Crunch on This for Better Brain Health

You may have heard of salmon and blueberries being referred to as "brain foods," thanks to their nutritional properties that help keep the brain healthy. Now a new study suggests that certain vegetables qualify as brain foods as well. Veggies—specifically crunchy, colorful ones such as celery, peppers, and carrots—contain a plant compound called luteolin, which works to tamp down inflammation in the brain that can cause problems with memory. The result? People who eat luteolin-rich foods may avoid the memory problems that often go hand-in-hand with aging.

Luteolin: The Anti-Inflammatory Compound
For about a decade, scientists at the University of Illinois have been studying the anti-inflammatory properties of luteolin and similar compounds. Their latest study, carried out on mice, demonstrates how luteolin might work its magic in the brain.

As the body ages, or when it is faced with an infection, cells in the brain and spinal cord (called microligal cells) produce inflammatory molecules known as cytokines. Cytokines cause changes in the brain, including memory loss. But foods containing high levels of luteolin appear to prevent the microglial cells from producing excess neuron-killing cytokines. When fed a diet supplemented with luteolin for four weeks, the mice in the study were more successful at learning and memory tasks, and had lower levels of cytokines in their brains, than mice fed a control diet lacking luteolin.

What You Can Do: Incorporating Luteolin-Rich Foods Into Your Diet
How can you get luteolin into your diet? Eating nutritious foods such as celery, peppers, and carrots, which have high levels of luteolin, appears to prevent the microglial cells from producing a lot of cytokines. Olive oil and herbs such as peppermint, rosemary, and chamomile have the same effect.
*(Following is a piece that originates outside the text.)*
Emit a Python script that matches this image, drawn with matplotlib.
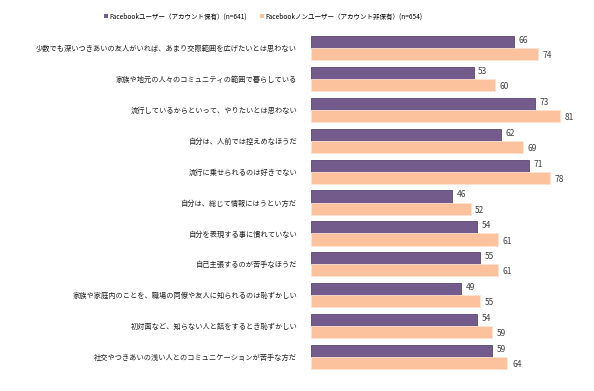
import numpy as np
import matplotlib
matplotlib.use('Agg')
import matplotlib.pyplot as plt
from matplotlib.patches import Patch

plt.rcParams['font.family'] = ['Noto Sans CJK JP', 'DejaVu Sans']

categories = [
    '少数でも深いつきあいの友人がいれば、あまり交際範囲を広げたいとは思わない',
    '家族や地元の人々のコミュニティの範囲で暮らしている',
    '流行しているからといって、やりたいとは思わない',
    '自分は、人前では控えめなほうだ',
    '流行に乗せられるのは好きでない',
    '自分は、総じて情報にはうとい方だ',
    '自分を表現する事に慣れていない',
    '自己主張するのが苦手なほうだ',
    '家族や家庭内のことを、職場の同僚や友人に知られるのは恥ずかしい',
    '初対面など、知らない人と話をするとき恥ずかしい',
    '社交やつきあいの浅い人とのコミュニケーションが苦手な方だ',
]
users = [66, 53, 73, 62, 71, 46, 54, 55, 49, 54, 59]
non_users = [74, 60, 81, 69, 78, 52, 61, 61, 55, 59, 64]
series_names = ['Facebookユーザー（アカウント保有）(n=641)',
                'Facebookノンユーザー（アカウント非保有）(n=654)']

purple = '#735b8b'
peach = '#fcc29e'

fig = plt.figure(figsize=(5.94, 3.91), dpi=100)
ax = fig.add_axes([0.5236, 0.047, 0.465, 0.870])

y = np.arange(len(categories))
h = 0.39
ax.barh(y - h / 2, users, height=h, color=purple, edgecolor='#5a4470', linewidth=0.6)
ax.barh(y + h / 2, non_users, height=h, color=peach, edgecolor='#fde3d2', linewidth=0.6)

for yi, v in zip(y, users):
    ax.text(v + 1.5, yi - h / 2 - 0.05, str(v), va='center', ha='left', fontsize=6, color='#404040')
for yi, v in zip(y, non_users):
    ax.text(v + 1.5, yi + h / 2 + 0.05, str(v), va='center', ha='left', fontsize=6, color='#404040')

ax.set_xlim(0, 90)
ax.set_ylim(len(categories) - 0.5, -0.5)
ax.set_yticks(y)
ax.set_yticklabels(categories, fontsize=5.2, color='#202020')
ax.tick_params(axis='y', length=0, pad=10)
ax.set_xticks([])
for s in ax.spines.values():
    s.set_visible(False)

handles = [Patch(facecolor=purple), Patch(facecolor=peach)]
fig.legend(handles, series_names, loc='center', bbox_to_anchor=(0.443, 0.958), ncol=2,
           frameon=False, fontsize=4.7, handlelength=0.6, handleheight=0.6,
           handletextpad=0.2, columnspacing=2.0)

fig.savefig('out.png', dpi=100)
So amp up your luteolin intake with this mouth-watering meal:

Memory-Boosting Salad
Enjoy this delicious dish for lunch or dinner.

  • On a large bed of greens, combine diced celery, carrots, and red or green peppers.
  • Add a few ounces of cooked lean protein, such as turkey, chicken, or shrimp.
  • Toss with olive oil and vinegar, and a handful of fresh rosemary leaves.

Finish with a steaming mug of chamomile or peppermint tea, then enjoy the daily crossword or word puzzle for an additional brain workout!



Yates D. "Compound in Celery, Peppers Reduces Age-Related Memory Deficits." Web. 13 Oct. 2010. News Bureau/Public Affairs, University of Illinois.